- [WRITTEN EXERCISE]
Copy out all the lines exactly. Omit pictures.

- [COLLECTED DATA]
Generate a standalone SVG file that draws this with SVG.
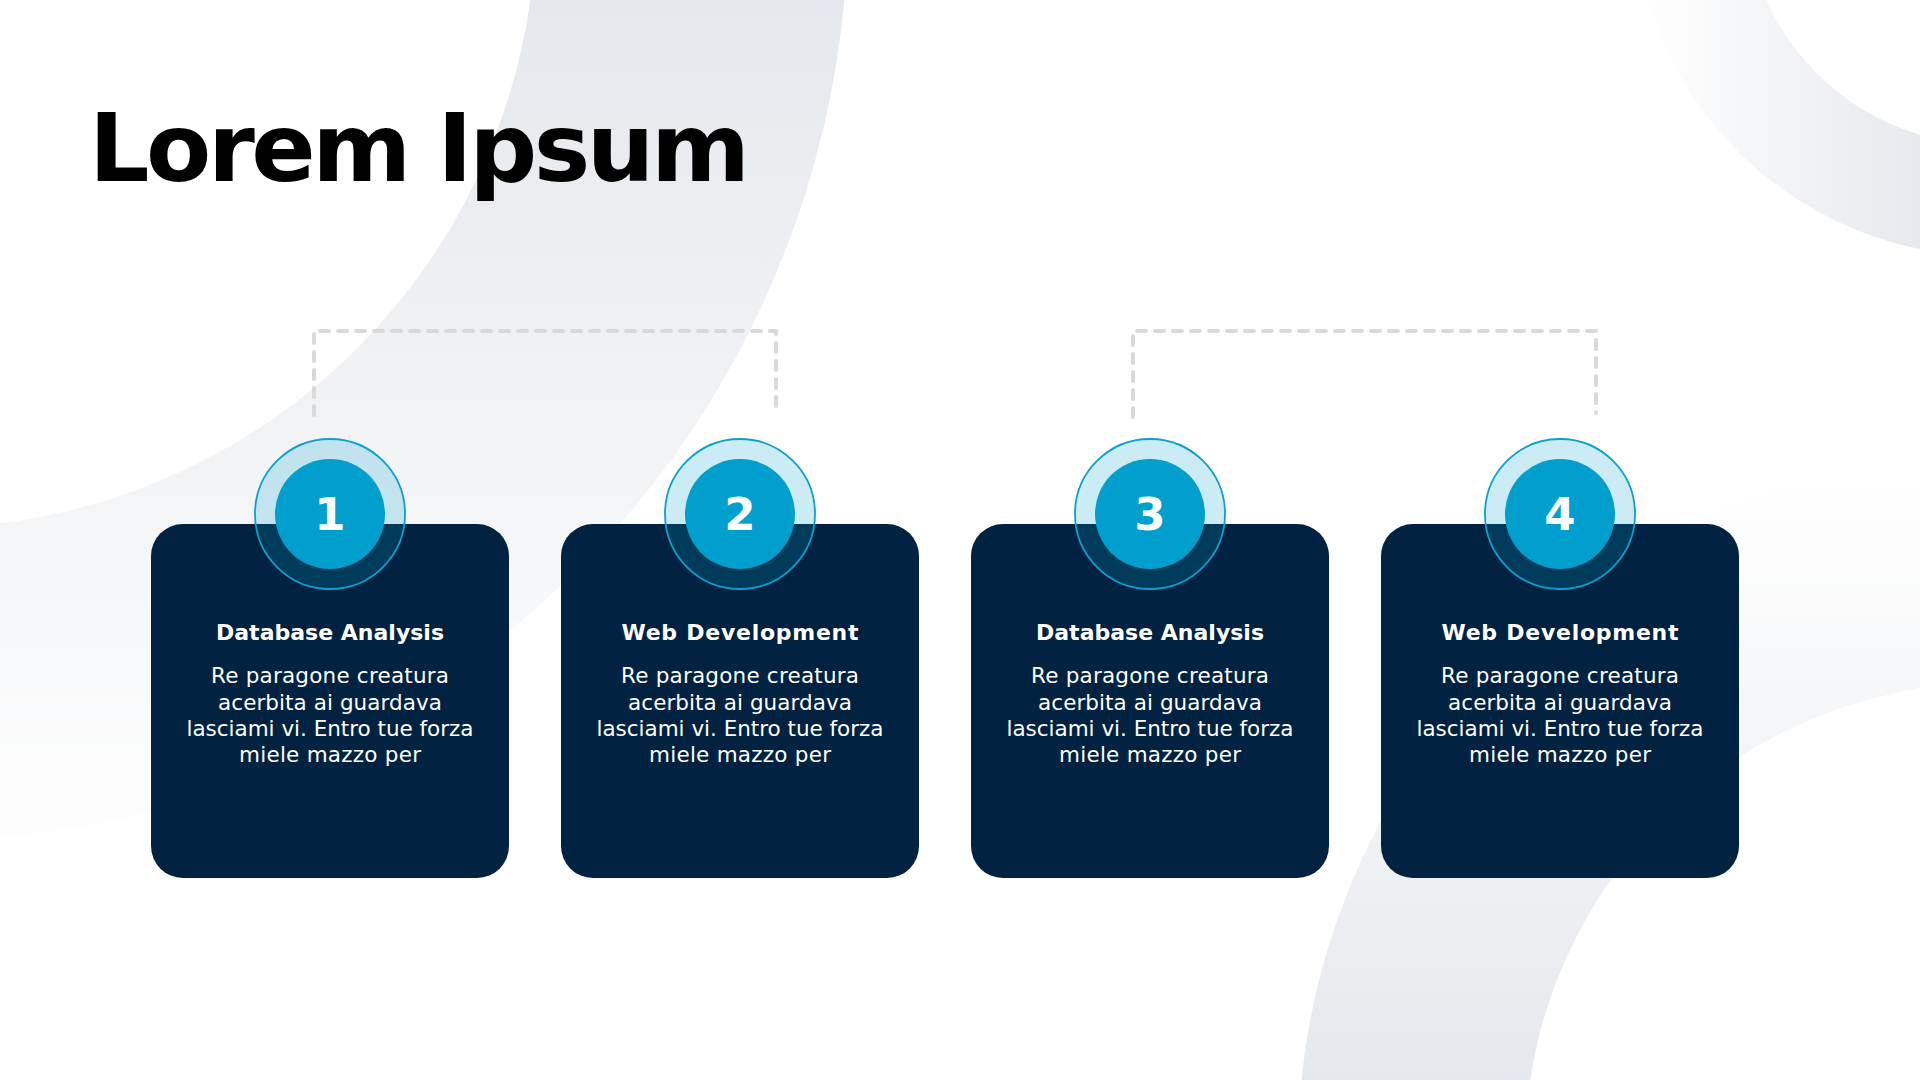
<svg xmlns="http://www.w3.org/2000/svg" width="1920" height="1080" viewBox="0 0 1920 1080">
  <defs>
    <linearGradient id="gTL" gradientUnits="userSpaceOnUse" x1="0" y1="0" x2="0" y2="900">
      <stop offset="0" stop-color="#E5E8EC"/>
      <stop offset="1" stop-color="#FFFFFF"/>
    </linearGradient>
    <linearGradient id="gTR" gradientUnits="userSpaceOnUse" x1="1640" y1="0" x2="1920" y2="0">
      <stop offset="0" stop-color="#FFFFFF"/>
      <stop offset="1" stop-color="#E6E9ED"/>
    </linearGradient>
    <linearGradient id="gBR" gradientUnits="userSpaceOnUse" x1="0" y1="480" x2="0" y2="1080">
      <stop offset="0" stop-color="#FFFFFF"/>
      <stop offset="1" stop-color="#E5E8EC"/>
    </linearGradient>
    <style>
      .card { fill: #012240; }
      .ring { fill: #00A0CF; fill-opacity: 0.2; stroke: #0AA0D0; stroke-width: 1.8; }
      .core { fill: #009FCD; }
      .num { font-family: "DejaVu Sans", "Liberation Sans", sans-serif; font-weight: bold; font-size: 45px; fill: #FFFFFF; text-anchor: middle; }
      .ttl { font-family: "DejaVu Sans", "Liberation Sans", sans-serif; font-weight: bold; font-size: 22px; fill: #FFFFFF; text-anchor: middle; }
      .body { font-family: "DejaVu Sans", "Liberation Sans", sans-serif; font-size: 21.5px; fill: #FFFFFF; text-anchor: middle; }
      .dash { fill: none; stroke: #D9D9D9; stroke-width: 4; stroke-linecap: round; stroke-linejoin: round; stroke-dasharray: 9 9; }
      .head { font-family: "DejaVu Sans", "Liberation Sans", sans-serif; font-weight: bold; font-size: 95px; fill: #000000; }
    </style>
  </defs>

  <g id="background">
    <rect x="0" y="0" width="1920" height="1080" fill="#FFFFFF"/>
    <circle cx="-76" cy="-84" r="768" fill="none" stroke="url(#gTL)" stroke-width="312"/>
    <circle cx="1990" cy="-100" r="300.5" fill="none" stroke="url(#gTR)" stroke-width="111"/>
    <circle cx="1992" cy="1150" r="580.5" fill="none" stroke="url(#gBR)" stroke-width="227"/>
  </g>

  <g id="title">
    <text class="head" x="89" y="181" textLength="661">Lorem Ipsum</text>
  </g>

  <g id="connectors">
    <path class="dash" d="M314,415 V331 H776 V413"/>
    <path class="dash" d="M1133,417 V331 H1596 V413"/>
  </g>

  <g id="node1">
    <rect class="card" x="151" y="524" width="358" height="354" rx="32"/>
    <circle class="ring" cx="330" cy="514" r="75"/>
    <circle class="core" cx="330" cy="514" r="55"/>
    <text class="num" x="330" y="530">1</text>
    <text class="ttl" x="330" y="640" textLength="228">Database Analysis</text>
    <text class="body" x="330" y="683" textLength="238">Re paragone creatura</text>
    <text class="body" x="330" y="709.5" textLength="224">acerbita ai guardava</text>
    <text class="body" x="330" y="736" textLength="287">lasciami vi. Entro tue forza</text>
    <text class="body" x="330" y="762" textLength="182">miele mazzo per</text>
  </g>

  <g id="node2">
    <rect class="card" x="561" y="524" width="358" height="354" rx="32"/>
    <circle class="ring" cx="740" cy="514" r="75"/>
    <circle class="core" cx="740" cy="514" r="55"/>
    <text class="num" x="740" y="530">2</text>
    <text class="ttl" x="740" y="640" textLength="237">Web Development</text>
    <text class="body" x="740" y="683" textLength="238">Re paragone creatura</text>
    <text class="body" x="740" y="709.5" textLength="224">acerbita ai guardava</text>
    <text class="body" x="740" y="736" textLength="287">lasciami vi. Entro tue forza</text>
    <text class="body" x="740" y="762" textLength="182">miele mazzo per</text>
  </g>

  <g id="node3">
    <rect class="card" x="971" y="524" width="358" height="354" rx="32"/>
    <circle class="ring" cx="1150" cy="514" r="75"/>
    <circle class="core" cx="1150" cy="514" r="55"/>
    <text class="num" x="1150" y="530">3</text>
    <text class="ttl" x="1150" y="640" textLength="228">Database Analysis</text>
    <text class="body" x="1150" y="683" textLength="238">Re paragone creatura</text>
    <text class="body" x="1150" y="709.5" textLength="224">acerbita ai guardava</text>
    <text class="body" x="1150" y="736" textLength="287">lasciami vi. Entro tue forza</text>
    <text class="body" x="1150" y="762" textLength="182">miele mazzo per</text>
  </g>

  <g id="node4">
    <rect class="card" x="1381" y="524" width="358" height="354" rx="32"/>
    <circle class="ring" cx="1560" cy="514" r="75"/>
    <circle class="core" cx="1560" cy="514" r="55"/>
    <text class="num" x="1560" y="530">4</text>
    <text class="ttl" x="1560" y="640" textLength="237">Web Development</text>
    <text class="body" x="1560" y="683" textLength="238">Re paragone creatura</text>
    <text class="body" x="1560" y="709.5" textLength="224">acerbita ai guardava</text>
    <text class="body" x="1560" y="736" textLength="287">lasciami vi. Entro tue forza</text>
    <text class="body" x="1560" y="762" textLength="182">miele mazzo per</text>
  </g>
</svg>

- [CORRECT RESULT]
Generate a standalone SVG file that draws this with SVG.
<svg xmlns="http://www.w3.org/2000/svg" width="1920" height="1080" viewBox="0 0 1920 1080">
  <defs>
    <linearGradient id="gTL" gradientUnits="userSpaceOnUse" x1="0" y1="0" x2="0" y2="900">
      <stop offset="0" stop-color="#E5E8EC"/>
      <stop offset="1" stop-color="#FFFFFF"/>
    </linearGradient>
    <linearGradient id="gTR" gradientUnits="userSpaceOnUse" x1="1640" y1="0" x2="1920" y2="0">
      <stop offset="0" stop-color="#FFFFFF"/>
      <stop offset="1" stop-color="#E6E9ED"/>
    </linearGradient>
    <linearGradient id="gBR" gradientUnits="userSpaceOnUse" x1="0" y1="480" x2="0" y2="1080">
      <stop offset="0" stop-color="#FFFFFF"/>
      <stop offset="1" stop-color="#E5E8EC"/>
    </linearGradient>
    <style>
      .card { fill: #012240; }
      .ring { fill: #00A0CF; fill-opacity: 0.2; stroke: #0AA0D0; stroke-width: 1.8; }
      .core { fill: #009FCD; }
      .num { font-family: "DejaVu Sans", "Liberation Sans", sans-serif; font-weight: bold; font-size: 45px; fill: #FFFFFF; text-anchor: middle; }
      .ttl { font-family: "DejaVu Sans", "Liberation Sans", sans-serif; font-weight: bold; font-size: 22px; fill: #FFFFFF; text-anchor: middle; }
      .body { font-family: "DejaVu Sans", "Liberation Sans", sans-serif; font-size: 21.5px; fill: #FFFFFF; text-anchor: middle; }
      .dash { fill: none; stroke: #D9D9D9; stroke-width: 4; stroke-linecap: round; stroke-linejoin: round; stroke-dasharray: 9 9; }
      .head { font-family: "DejaVu Sans", "Liberation Sans", sans-serif; font-weight: bold; font-size: 95px; fill: #000000; }
    </style>
  </defs>

  <g id="background">
    <rect x="0" y="0" width="1920" height="1080" fill="#FFFFFF"/>
    <circle cx="-76" cy="-84" r="768" fill="none" stroke="url(#gTL)" stroke-width="312"/>
    <circle cx="1990" cy="-100" r="300.5" fill="none" stroke="url(#gTR)" stroke-width="111"/>
    <circle cx="1992" cy="1150" r="580.5" fill="none" stroke="url(#gBR)" stroke-width="227"/>
  </g>

  <g id="title">
    <text class="head" x="89" y="181" textLength="661">Lorem Ipsum</text>
  </g>

  <g id="connectors">
    <path class="dash" d="M314,415 V331 H776 V413"/>
    <path class="dash" d="M1133,417 V331 H1596 V413"/>
  </g>

  <g id="node1">
    <rect class="card" x="151" y="524" width="358" height="354" rx="32"/>
    <circle class="ring" cx="330" cy="514" r="75"/>
    <circle class="core" cx="330" cy="514" r="55"/>
    <text class="num" x="330" y="530">1</text>
    <text class="ttl" x="330" y="640" textLength="228">Database Analysis</text>
    <text class="body" x="330" y="683" textLength="238">Re paragone creatura</text>
    <text class="body" x="330" y="709.5" textLength="224">acerbita ai guardava</text>
    <text class="body" x="330" y="736" textLength="287">lasciami vi. Entro tue forza</text>
    <text class="body" x="330" y="762" textLength="182">miele mazzo per</text>
  </g>

  <g id="node2">
    <rect class="card" x="561" y="524" width="358" height="354" rx="32"/>
    <circle class="ring" cx="740" cy="514" r="75"/>
    <circle class="core" cx="740" cy="514" r="55"/>
    <text class="num" x="740" y="530">2</text>
    <text class="ttl" x="740" y="640" textLength="237">Web Development</text>
    <text class="body" x="740" y="683" textLength="238">Re paragone creatura</text>
    <text class="body" x="740" y="709.5" textLength="224">acerbita ai guardava</text>
    <text class="body" x="740" y="736" textLength="287">lasciami vi. Entro tue forza</text>
    <text class="body" x="740" y="762" textLength="182">miele mazzo per</text>
  </g>

  <g id="node3">
    <rect class="card" x="971" y="524" width="358" height="354" rx="32"/>
    <circle class="ring" cx="1150" cy="514" r="75"/>
    <circle class="core" cx="1150" cy="514" r="55"/>
    <text class="num" x="1150" y="530">3</text>
    <text class="ttl" x="1150" y="640" textLength="228">Database Analysis</text>
    <text class="body" x="1150" y="683" textLength="238">Re paragone creatura</text>
    <text class="body" x="1150" y="709.5" textLength="224">acerbita ai guardava</text>
    <text class="body" x="1150" y="736" textLength="287">lasciami vi. Entro tue forza</text>
    <text class="body" x="1150" y="762" textLength="182">miele mazzo per</text>
  </g>

  <g id="node4">
    <rect class="card" x="1381" y="524" width="358" height="354" rx="32"/>
    <circle class="ring" cx="1560" cy="514" r="75"/>
    <circle class="core" cx="1560" cy="514" r="55"/>
    <text class="num" x="1560" y="530">4</text>
    <text class="ttl" x="1560" y="640" textLength="237">Web Development</text>
    <text class="body" x="1560" y="683" textLength="238">Re paragone creatura</text>
    <text class="body" x="1560" y="709.5" textLength="224">acerbita ai guardava</text>
    <text class="body" x="1560" y="736" textLength="287">lasciami vi. Entro tue forza</text>
    <text class="body" x="1560" y="762" textLength="182">miele mazzo per</text>
  </g>
</svg>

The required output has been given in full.